Review: A Kingdom’s Cost by J.R. Tomlin

    A Kingdom’s Cost
J.R. Tomlin; Kindle Edition
Published April 28th 2011
Eighteen-year-old James Douglas can only watch, helpless, as the Scottish freedom fighter, William Wallace, is hanged, drawn, and quartered. Even under the heel of a brutal English conqueror, James’s blood-drenched homeland may still have one hope for freedom, the rightful king of the Scots, Robert the Bruce. James swears fealty to the man he believes can lead the fight against English tyranny.
The Bruce is soon a fugitive, king in name and nothing more. Scotland is occupied, the Scottish resistance crushed. Only James believes their cause is not lost. With driving determination, he blazes a path in blood and violence, in cunning and ruthlessness as he wages a guerrilla war to restore Scotland’s freedom. James knows he risks sharing Wallace’s fate, but what he truly fears is that he has become as merciless as the conqueror he fights.

Well, wasn’t this a surprise! I haven’t read this sort of book since I was in 7th grade, that’s when I read books like Dumas’s The Three Musketeers and these sort of sword-fight historical fiction novels, this read had a melancholic flavor.

I loved the classic beauty of the writing, the voices of the characters, the intrigue, all awesomeness. I’m a romantic, so while I enjoy contemporary writing and love its qualities, I’m thoroughly partial to classic writing, with beautiful, rich phrasing, with that sort of antique tone of language, with antique worlds altogether.

Did I enjoy the history aspect of it in itself? Not necessarily, I’m not a history buff, but I won’t forgo a good book just because it features something I’m not necessarily crazy about. Of course, you can’t know if it’s a good book before reading it, so my advice would be don’t let preconceived ideas kill your natural curiosity, try things out and evaluate them based on their own characteristics, don’t think of things in general terms, especially when it comes to books. I mean, if you’re not a history buff, it could all just as well be total fiction to you anyways 😀

The plot had a very clean, well-built line, it made fabulous sense and the scenes flowed effortlessly, or at least that’s how they read. I felt totally carried into the events and the atmosphere the book describes, and it was more like a trivia thing to read the historical notes about the characters at the end of the book. Some history-inspired books have this sort of roundabout way of getting up to speed on what the deal is, that’s one of the things I didn’t like about studying history in school, but I didn’t get that feeling at all with this book which goes to prove it’s a beautifully done historical fiction novel.

This is a more like 3 and a half rating then a full 4, I will say, and here’s the why: as far as characters go, I encountered the same issue I’ve always had with characters from historically flavored books, I didn’t get in tune with them much.

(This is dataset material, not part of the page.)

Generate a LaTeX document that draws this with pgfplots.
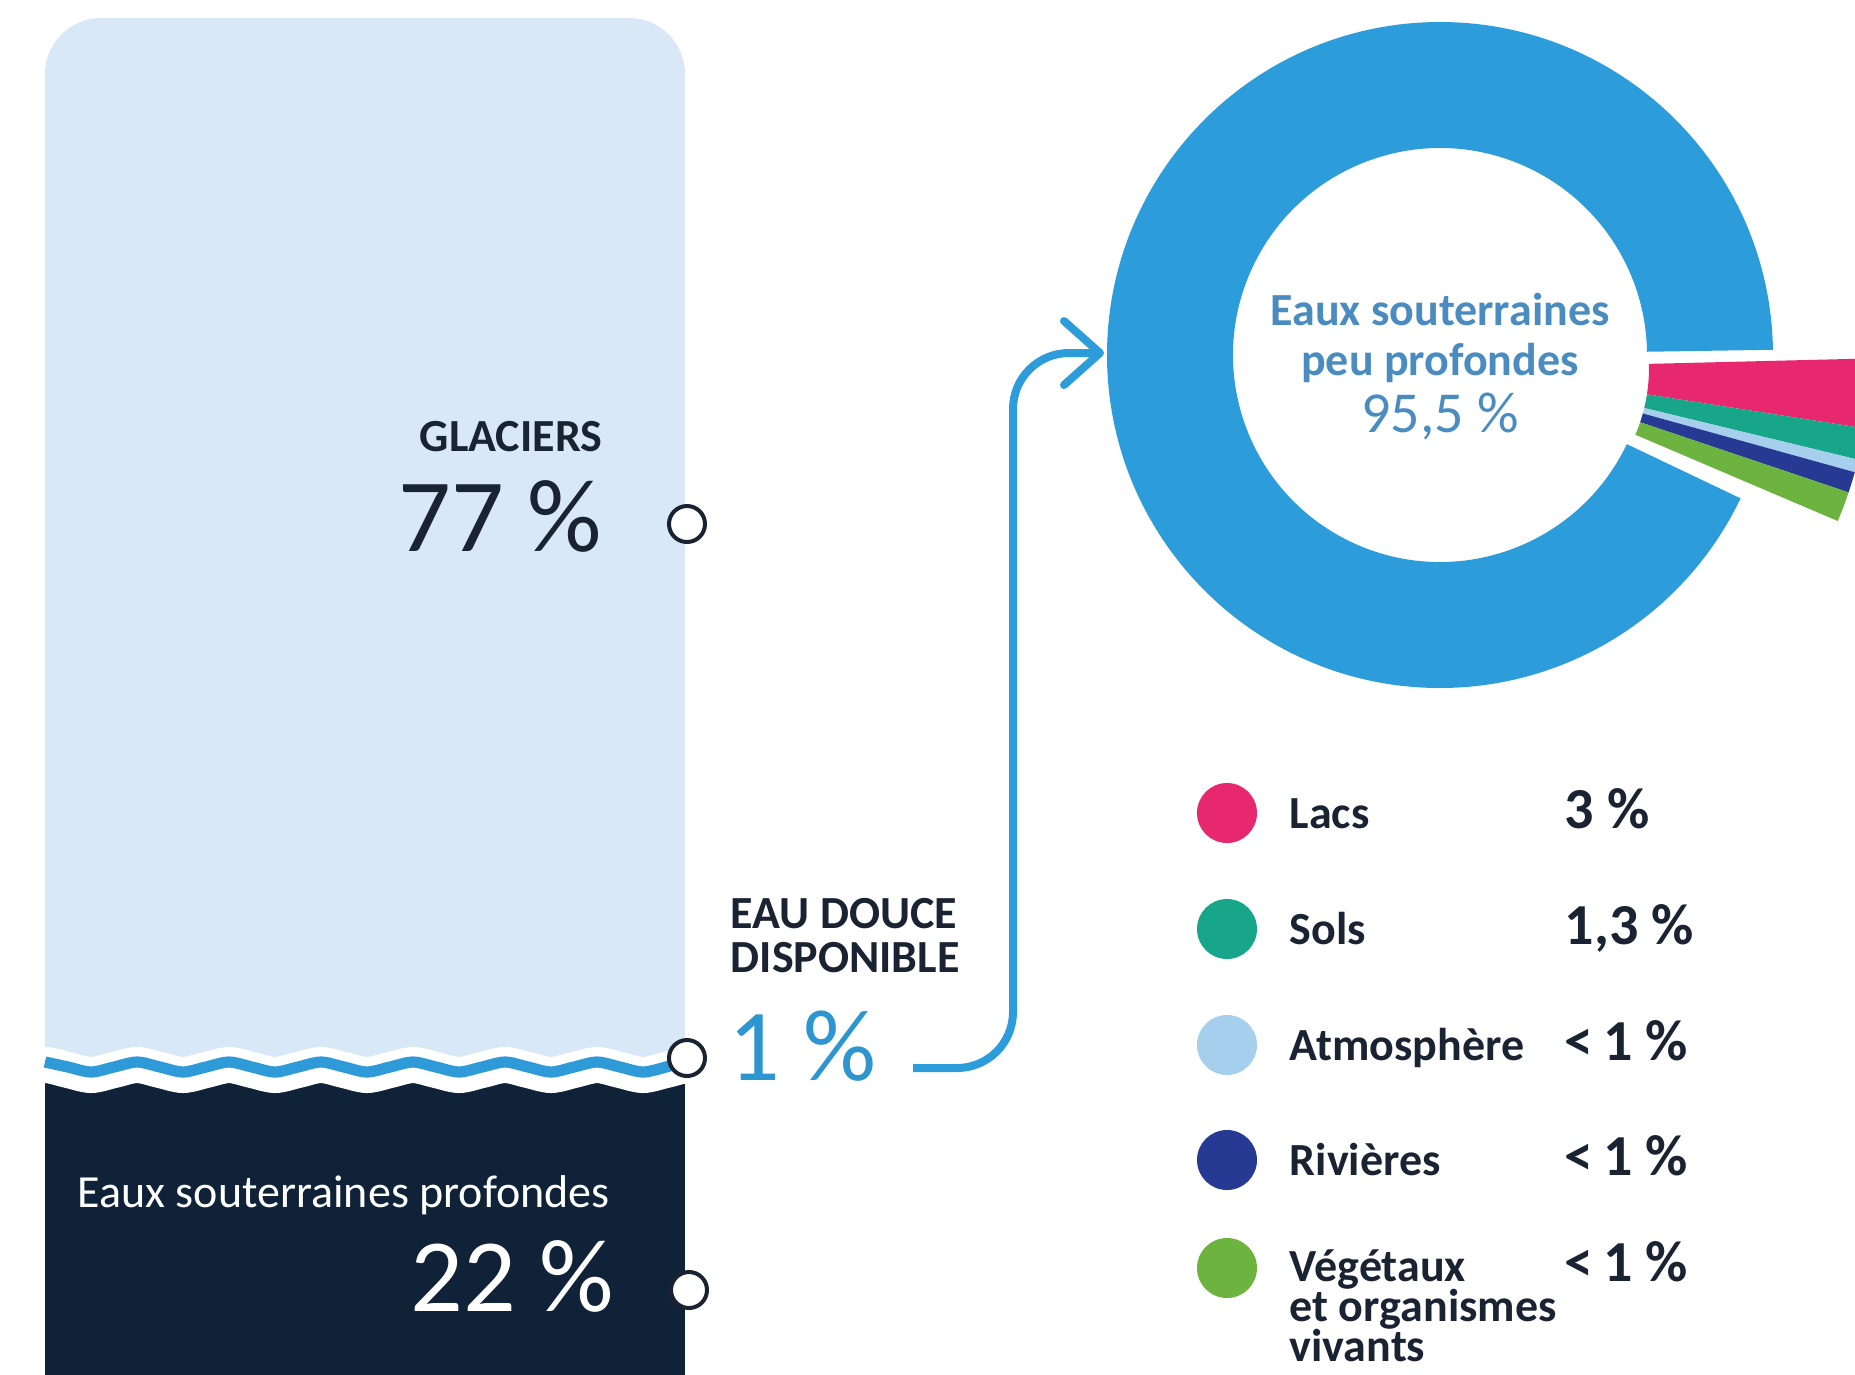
\documentclass[border=0pt]{standalone}
\usepackage{fontspec}
\setmainfont{Carlito}
\usepackage{pgfplots}
\pgfplotsset{compat=1.18}
\definecolor{lightbar}{HTML}{D8E8F6}
\definecolor{darkbar}{HTML}{0F2237}
\definecolor{wblue}{HTML}{2E9AD8}
\definecolor{dblue}{HTML}{2D9CDB}
\definecolor{tdark}{HTML}{1A2332}
\definecolor{pblue}{HTML}{2D95D0}
\definecolor{cblue}{HTML}{4A8CC0}
\definecolor{cpink}{HTML}{E8286E}
\definecolor{cteal}{HTML}{17A689}
\definecolor{clb}{HTML}{A6CFEE}
\definecolor{cnavy}{HTML}{263A93}
\definecolor{clime}{HTML}{6CB33F}
\newcommand{\fs}[1]{\fontsize{#1}{#1}\selectfont}
% donut slice: colour, centre x, centre y, start angle, end angle, outer r, inner r
\newcommand{\slice}[7]{%
  \fill[#1, shift={(axis cs:#2,#3)}] (#4:#6) arc[start angle=#4, end angle=#5, radius=#6]
     -- (#5:#7) arc[start angle=#5, end angle=#4, radius=#7] -- cycle;}
\begin{document}
\begin{tikzpicture}
\begin{axis}[name=ax, at={(0,0)}, anchor=south west,
  x=0.25pt, y=0.25pt, xmin=0, xmax=1855, ymin=0, ymax=1374,
  y dir=reverse, hide axis, clip=true]
% ---------- left column: 77 % / 1 % / 22 %
\fill[lightbar, rounded corners=14pt] (axis cs:45,18) rectangle (axis cs:685,1300);
\fill[darkbar] (axis cs:45,1070) rectangle (axis cs:685,1420);
\addplot[white, line width=9pt, smooth, no marks] coordinates {
 (22,1070) (45,1065) (68,1070) (91,1075) (114,1070) (137,1065) (160,1070) (183,1075)
 (206,1070) (229,1065) (252,1070) (275,1075) (298,1070) (321,1065) (344,1070) (367,1075)
 (390,1070) (413,1065) (436,1070) (459,1075) (482,1070) (505,1065) (528,1070) (551,1075)
 (574,1070) (597,1065) (620,1070) (643,1075) (666,1070) (689,1065) (712,1070)};
\addplot[wblue, line width=2.8pt, smooth, no marks] coordinates {
 (45,1062) (68,1067) (91,1072) (114,1067) (137,1062) (160,1067) (183,1072)
 (206,1067) (229,1062) (252,1067) (275,1072) (298,1067) (321,1062) (344,1067) (367,1072)
 (390,1067) (413,1062) (436,1067) (459,1072) (482,1067) (505,1062) (528,1067) (551,1072)
 (574,1067) (597,1062) (620,1067) (643,1072) (666,1067) (689,1060)};
\addplot[only marks, mark=*, mark size=4.5pt,
  mark options={draw=tdark, fill=white, line width=1pt}]
  coordinates {(687,524) (687,1058) (689,1290)};
% ---------- connector
\draw[dblue, line width=2pt, rounded corners=14pt]
  (axis cs:913,1068) -- (axis cs:1013,1068) -- (axis cs:1013,353) -- (axis cs:1096,353);
\draw[dblue, line width=2pt, line cap=round, line join=round]
  (axis cs:1064,321) -- (axis cs:1100,353) -- (axis cs:1064,385);
% ---------- donut: 95,5 % and the exploded small shares
\slice{dblue}{1440}{355}{0.9}{334.5}{83.25pt}{51.75pt}
\slice{cpink}{1479}{368}{1.4}{-8.9}{97.5pt}{42.5pt}
\slice{cteal}{1479}{368}{-8.9}{-13.6}{97.5pt}{42.5pt}
\slice{clb}{1479}{368}{-13.6}{-15.5}{97.5pt}{42.5pt}
\slice{cnavy}{1479}{368}{-15.5}{-18.6}{97.5pt}{42.5pt}
\slice{clime}{1479}{368}{-18.6}{-23.1}{97.5pt}{42.5pt}
% ---------- legend markers
\addplot[only marks, mark=*, mark size=7.3pt, color=cpink] coordinates {(1227,813)};
\addplot[only marks, mark=*, mark size=7.3pt, color=cteal] coordinates {(1227,929)};
\addplot[only marks, mark=*, mark size=7.3pt, color=clb] coordinates {(1227,1045)};
\addplot[only marks, mark=*, mark size=7.3pt, color=cnavy] coordinates {(1227,1160)};
\addplot[only marks, mark=*, mark size=7.3pt, color=clime] coordinates {(1227,1268)};
% ---------- texts
\node[anchor=base east, inner sep=0, font=\bfseries\fs{11.5}, text=tdark] at (axis cs:603,451) {GLACIERS};
\node[anchor=base east, inner sep=0, font=\fs{26}, text=tdark] at (axis cs:603,551) {77 \%};
\node[anchor=base west, inner sep=0, font=\fs{11.5}, text=white] at (axis cs:77,1207) {Eaux souterraines profondes};
\node[anchor=base east, inner sep=0, font=\fs{26}, text=white] at (axis cs:615,1311) {22 \%};
\node[anchor=base west, inner sep=0, font=\bfseries\fs{11.5}, text=tdark] at (axis cs:730,928) {EAU DOUCE};
\node[anchor=base west, inner sep=0, font=\bfseries\fs{11.5}, text=tdark] at (axis cs:730,972) {DISPONIBLE};
\node[anchor=base west, inner sep=0, font=\fs{25.5}, text=pblue] at (axis cs:728,1080) {1 \%};
\node[anchor=base, inner sep=0, font=\bfseries\fs{11.5}, text=cblue] at (axis cs:1440,325) {Eaux souterraines};
\node[anchor=base, inner sep=0, font=\bfseries\fs{11.5}, text=cblue] at (axis cs:1440,375) {peu profondes};
\node[anchor=base, inner sep=0, font=\fs{14.5}, text=cblue] at (axis cs:1440,432) {95,5 \%};
\begin{scope}[every node/.style={anchor=base west, inner sep=0, text=tdark}]
\node[font=\bfseries\fs{11.5}] at (axis cs:1289,828) {Lacs};
\node[font=\bfseries\fs{11.5}] at (axis cs:1289,944) {Sols};
\node[font=\bfseries\fs{11.5}] at (axis cs:1289,1060) {Atmosphère};
\node[font=\bfseries\fs{11.5}] at (axis cs:1289,1175) {Rivières};
\node[font=\bfseries\fs{11.5}] at (axis cs:1289,1281) {Végétaux};
\node[font=\bfseries\fs{11.5}] at (axis cs:1289,1321) {et organismes};
\node[font=\bfseries\fs{11.5}] at (axis cs:1289,1361) {vivants};
\node[font=\bfseries\fs{14.5}] at (axis cs:1564,828) {3 \%};
\node[font=\bfseries\fs{14.5}] at (axis cs:1564,944) {1,3 \%};
\node[font=\bfseries\fs{14.5}] at (axis cs:1564,1060) {<\,1 \%};
\node[font=\bfseries\fs{14.5}] at (axis cs:1564,1175) {<\,1 \%};
\node[font=\bfseries\fs{14.5}] at (axis cs:1564,1281) {<\,1 \%};
\end{scope}
\end{axis}
\pgfresetboundingbox
\path[use as bounding box] (ax.south west) rectangle (ax.north east);
\end{tikzpicture}
\end{document}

I liked them, I rooted for them, and I suffered for them, most certainly, but in a sort of non-personal way. I think that has to do with the fact that I don’t feel as much invested personally in them because their world is not fantasy, but realistic, a realistic world that I have no real connection to directly, so there’s less to identify with or daydream about then in non-historical books.

Overall, it was a very pleasant reading experience, I love getting some classic beauty in my plethora of read-genres. I say try this out, if you’re into historical novels, it’s got emotion, adventure, some romance, bravery, determination, all the good stuff, so don’t miss out.